A ridurre il pericolo di un mercato di ovociti e gameti sarebbe bastato inserire nella legge 40 l’obbligo della gratuità della donazione. I rischi “sociali” della fecondazione eterologa potrebbero facilmente essere ridotti assimilando i figli così concepiti a quelli adottivi,superando di slancio il mito sopravvalutato della paternità biologica. D’altronde, compito laico di una legge non dovrebbe certo essere quello di proibire allo scienziato di “sostituirsi a Dio”, né tanto meno quello di blindare i criteri della generazione umana distinguendo tra eletti e reietti.

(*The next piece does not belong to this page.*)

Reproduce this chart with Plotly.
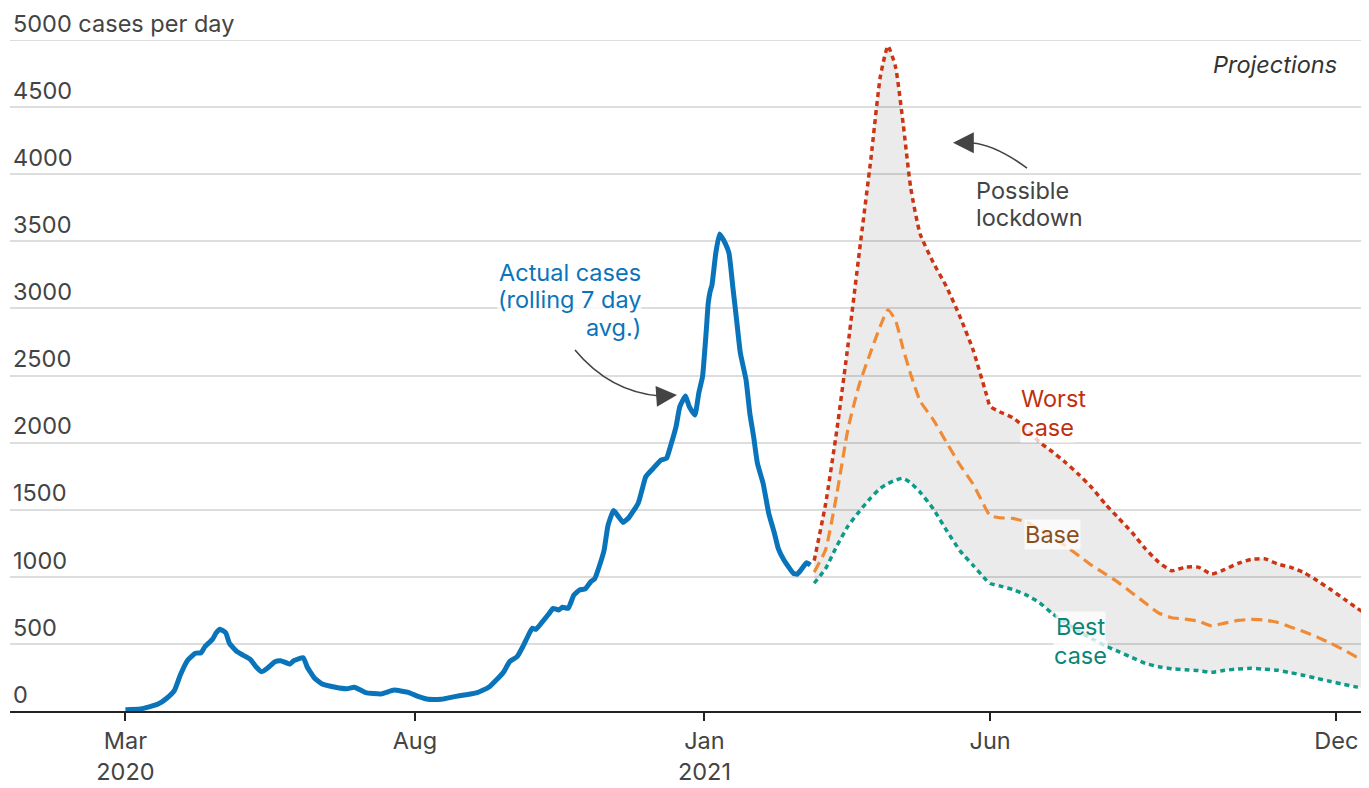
import plotly.graph_objects as go

# ---------------- data ----------------
actual_dates = [
    "2020-03-01", "2020-03-09", "2020-03-18", "2020-03-23", "2020-03-27", "2020-03-30",
    "2020-04-03", "2020-04-07", "2020-04-10", "2020-04-12", "2020-04-16", "2020-04-18",
    "2020-04-20", "2020-04-23", "2020-04-25", "2020-04-29",
    "2020-05-02", "2020-05-06", "2020-05-09", "2020-05-12", "2020-05-15", "2020-05-19",
    "2020-05-22", "2020-05-27", "2020-05-29",
    "2020-06-03", "2020-06-05", "2020-06-09", "2020-06-13", "2020-06-20", "2020-06-26", "2020-06-30",
    "2020-07-06", "2020-07-14", "2020-07-21", "2020-07-28",
    "2020-08-03", "2020-08-08", "2020-08-15", "2020-08-22", "2020-08-27",
    "2020-09-03", "2020-09-09", "2020-09-13", "2020-09-17", "2020-09-20", "2020-09-24",
    "2020-09-27", "2020-09-30",
    "2020-10-02", "2020-10-04", "2020-10-07", "2020-10-11", "2020-10-13", "2020-10-16",
    "2020-10-18", "2020-10-21", "2020-10-24", "2020-10-27", "2020-10-30",
    "2020-11-02", "2020-11-04", "2020-11-06", "2020-11-09", "2020-11-11", "2020-11-14",
    "2020-11-17", "2020-11-19", "2020-11-22", "2020-11-27", "2020-11-29",
    "2020-12-01", "2020-12-05", "2020-12-09", "2020-12-12", "2020-12-14", "2020-12-17",
    "2020-12-19", "2020-12-22", "2020-12-24", "2020-12-27", "2020-12-29", "2020-12-31",
    "2021-01-02", "2021-01-03", "2021-01-04", "2021-01-05", "2021-01-07", "2021-01-09",
    "2021-01-12", "2021-01-14", "2021-01-16", "2021-01-18", "2021-01-20", "2021-01-23",
    "2021-01-25", "2021-01-27", "2021-01-29",
    "2021-02-01", "2021-02-04", "2021-02-07", "2021-02-09", "2021-02-12", "2021-02-15",
    "2021-02-17", "2021-02-19", "2021-02-21", "2021-02-24", "2021-02-26",
]
actual_cases = [
    10, 15, 50, 97, 156, 268,
    380, 430, 434, 479, 534, 583, 609, 583, 504, 442,
    417, 385, 330, 293, 318, 367, 375, 350, 375,
    397, 330, 244, 201, 177, 166, 177,
    137, 127, 156, 140,
    107, 87, 87, 107, 119,
    137, 177, 231, 293, 367, 405, 479, 566,
    616, 609, 658, 728, 765, 753, 773, 765, 864, 902, 910,
    964, 985, 1060, 1200, 1380, 1495, 1440, 1405, 1440, 1548, 1647,
    1746, 1809, 1870, 1883, 1970, 2119, 2268, 2347, 2268, 2206, 2368, 2491,
    2839, 3038, 3125, 3175, 3411, 3555, 3485, 3411, 3162, 2914, 2666, 2467, 2218, 2044, 1846,
    1697, 1473, 1324, 1212, 1125, 1063, 1026, 1019, 1051, 1105, 1088,
]

proj_dates = [
    "2021-02-28", "2021-03-06", "2021-03-12", "2021-03-18", "2021-03-24", "2021-03-30",
    "2021-04-04", "2021-04-08", "2021-04-12", "2021-04-16", "2021-04-20", "2021-04-25",
    "2021-05-02", "2021-05-09", "2021-05-16", "2021-05-23", "2021-05-30", "2021-06-01",
    "2021-06-06", "2021-06-13", "2021-06-20", "2021-06-27", "2021-07-04", "2021-07-11",
    "2021-07-18", "2021-07-25", "2021-08-01", "2021-08-08", "2021-08-15", "2021-08-22",
    "2021-08-29", "2021-09-05", "2021-09-12", "2021-09-19", "2021-09-26", "2021-10-03",
    "2021-10-10", "2021-10-17", "2021-10-24", "2021-10-31", "2021-11-07", "2021-11-14",
    "2021-11-21", "2021-11-28", "2021-12-05", "2021-12-12", "2021-12-17",
]
worst_case = [
    1120, 1540, 2095, 2740, 3435, 4117, 4730, 4955, 4800, 4380, 3900, 3555,
    3340, 3160, 2940, 2690, 2360, 2270, 2230, 2185, 2105, 2005, 1930, 1850,
    1760, 1660, 1540, 1436, 1330, 1210, 1110, 1045, 1072, 1072, 1020, 1055,
    1100, 1130, 1135, 1095, 1070, 1030, 970, 905, 835, 765, 720,
]
base_case = [
    1035, 1200, 1620, 2110, 2440, 2680, 2870, 2990, 2910, 2700, 2510, 2310,
    2170, 2000, 1835, 1690, 1500, 1455, 1440, 1435, 1410, 1355, 1295, 1228,
    1155, 1082, 1020, 955, 880, 805, 730, 695, 685, 670, 635, 655,
    675, 683, 678, 660, 625, 590, 550, 505, 455, 400, 370,
]
best_case = [
    952, 1060, 1230, 1380, 1490, 1590, 1660, 1695, 1720, 1735, 1700, 1630,
    1505, 1345, 1195, 1085, 975, 950, 932, 905, 865, 808, 725, 655,
    595, 535, 485, 442, 398, 355, 330, 315, 308, 302, 288, 303,
    313, 318, 312, 303, 285, 265, 242, 220, 198, 178, 165,
]

x_tick_vals = ["2020-03-01", "2020-08-01", "2021-01-01", "2021-06-01", "2021-12-01"]
x_tick_text = ["Mar<br>2020", "Aug", "Jan<br>2021", "Jun", "Dec"]
y_tick_vals = [0, 500, 1000, 1500, 2000, 2500, 3000, 3500, 4000, 4500, 5000]
y_tick_text = ["0", "500", "1000", "1500", "2000", "2500", "3000", "3500", "4000", "4500",
               "5000 cases per day"]

# ---------------- style ----------------
BLUE = "#0a74bb"
RED = "#cc3514"
RED_TXT = "#c0300f"
ORANGE = "#f08a35"
BROWN = "#8b4f1e"
TEAL = "#0e9a89"
TEAL_TXT = "#0a8576"
GREY_TXT = "#444444"
GRID = "#dddddd"
FONT = "Inter, sans-serif"
TXT_SIZE = 23.5
TICK_SIZE = 23.5

fig = go.Figure()

# shaded band between best and worst
fig.add_trace(go.Scatter(x=proj_dates, y=worst_case, mode="lines",
                         line=dict(width=0, shape="spline", smoothing=0.5),
                         hoverinfo="skip"))
fig.add_trace(go.Scatter(x=proj_dates, y=best_case, mode="lines",
                         line=dict(width=0, shape="spline", smoothing=0.5),
                         fill="tonexty", fillcolor="rgba(0,0,0,0.08)",
                         hoverinfo="skip"))

fig.add_trace(go.Scatter(x=proj_dates, y=best_case, mode="lines", name="Best case",
                         line=dict(color=TEAL, width=3.5, dash="5px,4px",
                                   shape="spline", smoothing=0.5)))
fig.add_trace(go.Scatter(x=proj_dates, y=base_case, mode="lines", name="Base",
                         line=dict(color=ORANGE, width=3.2, dash="11px,6px",
                                   shape="spline", smoothing=0.5)))
fig.add_trace(go.Scatter(x=proj_dates, y=worst_case, mode="lines", name="Worst case",
                         line=dict(color=RED, width=3.5, dash="5px,4px",
                                   shape="spline", smoothing=0.5)))
fig.add_trace(go.Scatter(x=actual_dates, y=actual_cases, mode="lines", name="Actual cases",
                         line=dict(color=BLUE, width=5, shape="spline", smoothing=0.4)))

# ---------------- annotations ----------------
halo = "rgba(255,255,255,0.75)"


def label(x, y, text, color, anchor, xref="x"):
    return dict(x=x, y=y, xref=xref, yref="y", text=text, xanchor=anchor,
                yanchor="middle", align=anchor if anchor != "center" else "center",
                font=dict(color=color, size=TXT_SIZE, family=FONT),
                bgcolor=halo, borderpad=0, showarrow=False)


ann = [
    label("2020-11-29", 3271, "Actual cases", BLUE, "right"),
    label("2020-11-29", 3063, "(rolling 7 day", BLUE, "right"),
    label("2020-11-29", 2854, "avg.)", BLUE, "right"),
    label("2021-05-24", 3875, "Possible", GREY_TXT, "left"),
    label("2021-05-24", 3674, "lockdown", GREY_TXT, "left"),
    label("2021-06-17", 2332, "Worst", RED_TXT, "left"),
    label("2021-06-17", 2116, "case", RED_TXT, "left"),
    label("2021-06-19", 1312, "Base", BROWN, "left"),
    label("2021-07-19", 626, "Best", TEAL_TXT, "center"),
    label("2021-07-19", 417, "case", TEAL_TXT, "center"),
    dict(x=0.9837, y=4814, xref="paper", yref="y", text="<i>Projections</i>",
         xanchor="right", yanchor="middle", align="right",
         font=dict(color="#333333", size=TXT_SIZE, family=FONT), showarrow=False),
    # arrowheads
    dict(x=0.4937, y=0.4709, xref="paper", yref="paper", text="", showarrow=True,
         ax=-15, ay=1, arrowhead=2, arrowsize=2.6, arrowwidth=1.6, arrowcolor=GREY_TXT),
    dict(x=0.6980, y=0.8469, xref="paper", yref="paper", text="", showarrow=True,
         ax=17, ay=0, arrowhead=2, arrowsize=2.6, arrowwidth=1.6, arrowcolor=GREY_TXT),
]

shapes = [
    # top gridline (plotly drops grid lines sitting exactly on the range edge)
    dict(type="line", xref="paper", yref="y", x0=0, x1=1, y0=5000, y1=5000,
         line=dict(color=GRID, width=2), layer="below"),
    dict(type="path", xref="paper", yref="paper",
         path="M 0.4182,0.5380 Q 0.4441,0.4754 0.4811,0.4694",
         line=dict(color=GREY_TXT, width=1.6)),
    dict(type="path", xref="paper", yref="paper",
         path="M 0.7528,0.8092 Q 0.7287,0.8443 0.7121,0.8465",
         line=dict(color=GREY_TXT, width=1.6)),
]

fig.update_layout(
    width=1369, height=788,
    margin=dict(l=10, r=8, t=40, b=77, autoexpand=False),
    plot_bgcolor="white", paper_bgcolor="white",
    showlegend=False,
    font=dict(family=FONT, size=TICK_SIZE, color=GREY_TXT),
    annotations=ann, shapes=shapes,
    hovermode=False,
)
fig.update_xaxes(
    type="date", range=["2019-12-31", "2021-12-14"], automargin=False,
    tickmode="array", tickvals=x_tick_vals, ticktext=x_tick_text,
    ticks="outside", ticklen=8, tickwidth=1.5, tickcolor="#222222",
    ticklabelstandoff=0,
    showline=True, linecolor="#222222", linewidth=2,
    showgrid=False, zeroline=False,
    tickfont=dict(size=TICK_SIZE, color=GREY_TXT, family=FONT),
)
fig.update_yaxes(
    range=[0, 5000], automargin=False, tickmode="array",
    tickvals=y_tick_vals, ticktext=y_tick_text,
    ticklabelposition="inside top", ticklabeloverflow="allow", ticks="",
    showgrid=True, gridcolor=GRID, gridwidth=2,
    zeroline=False, showline=False,
    tickfont=dict(size=TICK_SIZE, color=GREY_TXT, family=FONT),
)

fig.write_html("out.html",
               config={"displayModeBar": False},
               post_script="document.body.style.margin='0';document.body.style.overflow='hidden';")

La Roccella si scaglia contro la magistratura mossa da motivazioni ideologiche, dando l’impressione di parlare di se stessa (a sua insaputa?). Se il nostro fosse un paese laico dovremmo chiederci perché la procreazione “artificiale” sia meno degna di quella “naturale”, perché porti ancora in sé quel crisma di immoralità recondita di cui parlava Pio XII: lo stesso gettato dalla legge 40 sulla diagnosi embrionale pre-impianto, spacciata scandalosamente per pratica eugenetica. Dovremmo chiederci perché il nostro parlamento sia concentrato sull’embrione e non sulla tutela sociale dell’infanzia e della maternità. Dovremmo chiederci per quale ragione le gerarchie ecclesiastiche diventino interlocutori politici per tutelare le vite in limine e non si preoccupino di punire i sacerdoti pedofili. Dovremmo chiederci perché la Cei ingerisca nelle nostre questioni bioetiche aggirando il pagamento dell’Imu sugli edifici di culto. Dovremmo chiederci, soprattutto,perché attendere l’intervento di una Corte riluttante per modificare una legge che non piace a nessuno. Salvo che a Eugenia Roccella, cui consigliamo un bel viaggio in Azerbaigian.